• [What you should do] Make an exact copy of all the entries below, with the pictures left out.

begin Extracted material

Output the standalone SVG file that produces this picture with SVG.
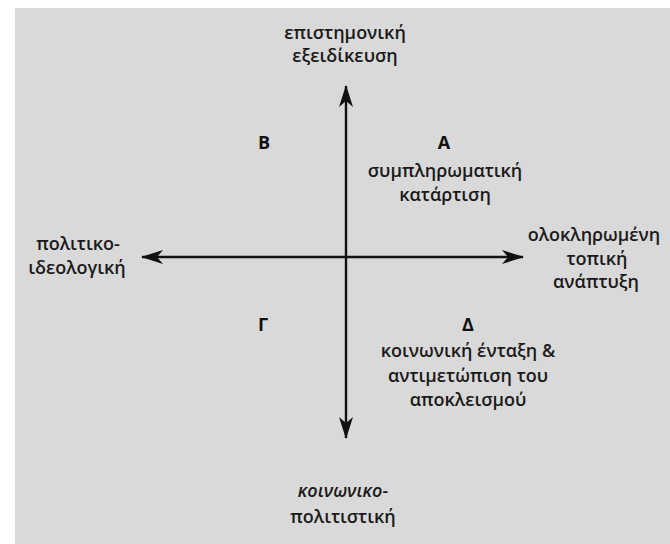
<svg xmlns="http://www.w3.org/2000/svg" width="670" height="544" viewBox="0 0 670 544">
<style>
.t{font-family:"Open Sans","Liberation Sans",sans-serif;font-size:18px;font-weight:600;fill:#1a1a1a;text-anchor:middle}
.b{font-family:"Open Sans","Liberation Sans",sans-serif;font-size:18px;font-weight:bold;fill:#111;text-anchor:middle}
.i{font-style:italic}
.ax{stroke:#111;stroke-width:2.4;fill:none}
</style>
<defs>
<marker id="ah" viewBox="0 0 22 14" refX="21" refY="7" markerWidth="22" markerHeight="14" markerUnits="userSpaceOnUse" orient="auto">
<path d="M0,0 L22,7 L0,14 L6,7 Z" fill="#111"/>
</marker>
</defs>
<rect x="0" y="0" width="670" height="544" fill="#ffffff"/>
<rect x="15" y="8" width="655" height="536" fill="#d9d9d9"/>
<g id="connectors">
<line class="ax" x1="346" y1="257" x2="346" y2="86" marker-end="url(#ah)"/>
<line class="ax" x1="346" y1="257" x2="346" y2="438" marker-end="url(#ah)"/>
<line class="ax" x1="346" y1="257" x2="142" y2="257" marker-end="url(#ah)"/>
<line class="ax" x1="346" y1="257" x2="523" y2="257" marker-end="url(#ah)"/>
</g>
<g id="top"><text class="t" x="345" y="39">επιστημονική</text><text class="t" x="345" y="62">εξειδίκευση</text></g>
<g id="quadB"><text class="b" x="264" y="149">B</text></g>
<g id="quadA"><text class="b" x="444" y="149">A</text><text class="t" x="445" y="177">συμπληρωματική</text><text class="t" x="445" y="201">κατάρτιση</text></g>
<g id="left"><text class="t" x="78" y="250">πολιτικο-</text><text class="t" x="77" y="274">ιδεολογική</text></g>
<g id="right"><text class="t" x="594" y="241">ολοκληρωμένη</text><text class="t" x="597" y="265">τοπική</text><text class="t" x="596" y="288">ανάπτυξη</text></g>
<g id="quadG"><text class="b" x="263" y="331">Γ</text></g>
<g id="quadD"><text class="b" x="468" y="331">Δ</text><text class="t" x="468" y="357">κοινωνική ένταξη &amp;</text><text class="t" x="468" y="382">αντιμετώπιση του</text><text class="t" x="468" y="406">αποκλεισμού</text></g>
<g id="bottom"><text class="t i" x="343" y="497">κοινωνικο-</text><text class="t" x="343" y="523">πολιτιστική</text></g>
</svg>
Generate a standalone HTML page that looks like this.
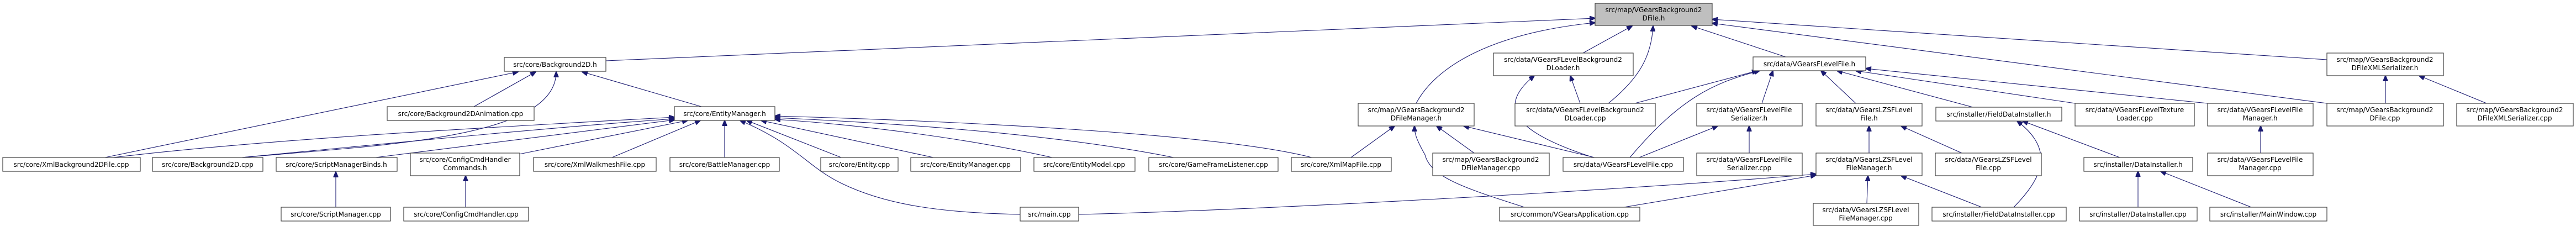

end Extracted material

• [Expected output]
Output the standalone SVG file that produces this picture with SVG.
<svg xmlns="http://www.w3.org/2000/svg" width="670" height="544" viewBox="0 0 670 544">
<style>
.t{font-family:"Open Sans","Liberation Sans",sans-serif;font-size:18px;font-weight:600;fill:#1a1a1a;text-anchor:middle}
.b{font-family:"Open Sans","Liberation Sans",sans-serif;font-size:18px;font-weight:bold;fill:#111;text-anchor:middle}
.i{font-style:italic}
.ax{stroke:#111;stroke-width:2.4;fill:none}
</style>
<defs>
<marker id="ah" viewBox="0 0 22 14" refX="21" refY="7" markerWidth="22" markerHeight="14" markerUnits="userSpaceOnUse" orient="auto">
<path d="M0,0 L22,7 L0,14 L6,7 Z" fill="#111"/>
</marker>
</defs>
<rect x="0" y="0" width="670" height="544" fill="#ffffff"/>
<rect x="15" y="8" width="655" height="536" fill="#d9d9d9"/>
<g id="connectors">
<line class="ax" x1="346" y1="257" x2="346" y2="86" marker-end="url(#ah)"/>
<line class="ax" x1="346" y1="257" x2="346" y2="438" marker-end="url(#ah)"/>
<line class="ax" x1="346" y1="257" x2="142" y2="257" marker-end="url(#ah)"/>
<line class="ax" x1="346" y1="257" x2="523" y2="257" marker-end="url(#ah)"/>
</g>
<g id="top"><text class="t" x="345" y="39">επιστημονική</text><text class="t" x="345" y="62">εξειδίκευση</text></g>
<g id="quadB"><text class="b" x="264" y="149">B</text></g>
<g id="quadA"><text class="b" x="444" y="149">A</text><text class="t" x="445" y="177">συμπληρωματική</text><text class="t" x="445" y="201">κατάρτιση</text></g>
<g id="left"><text class="t" x="78" y="250">πολιτικο-</text><text class="t" x="77" y="274">ιδεολογική</text></g>
<g id="right"><text class="t" x="594" y="241">ολοκληρωμένη</text><text class="t" x="597" y="265">τοπική</text><text class="t" x="596" y="288">ανάπτυξη</text></g>
<g id="quadG"><text class="b" x="263" y="331">Γ</text></g>
<g id="quadD"><text class="b" x="468" y="331">Δ</text><text class="t" x="468" y="357">κοινωνική ένταξη &amp;</text><text class="t" x="468" y="382">αντιμετώπιση του</text><text class="t" x="468" y="406">αποκλεισμού</text></g>
<g id="bottom"><text class="t i" x="343" y="497">κοινωνικο-</text><text class="t" x="343" y="523">πολιτιστική</text></g>
</svg>
Generate a standalone HTML page that looks like this.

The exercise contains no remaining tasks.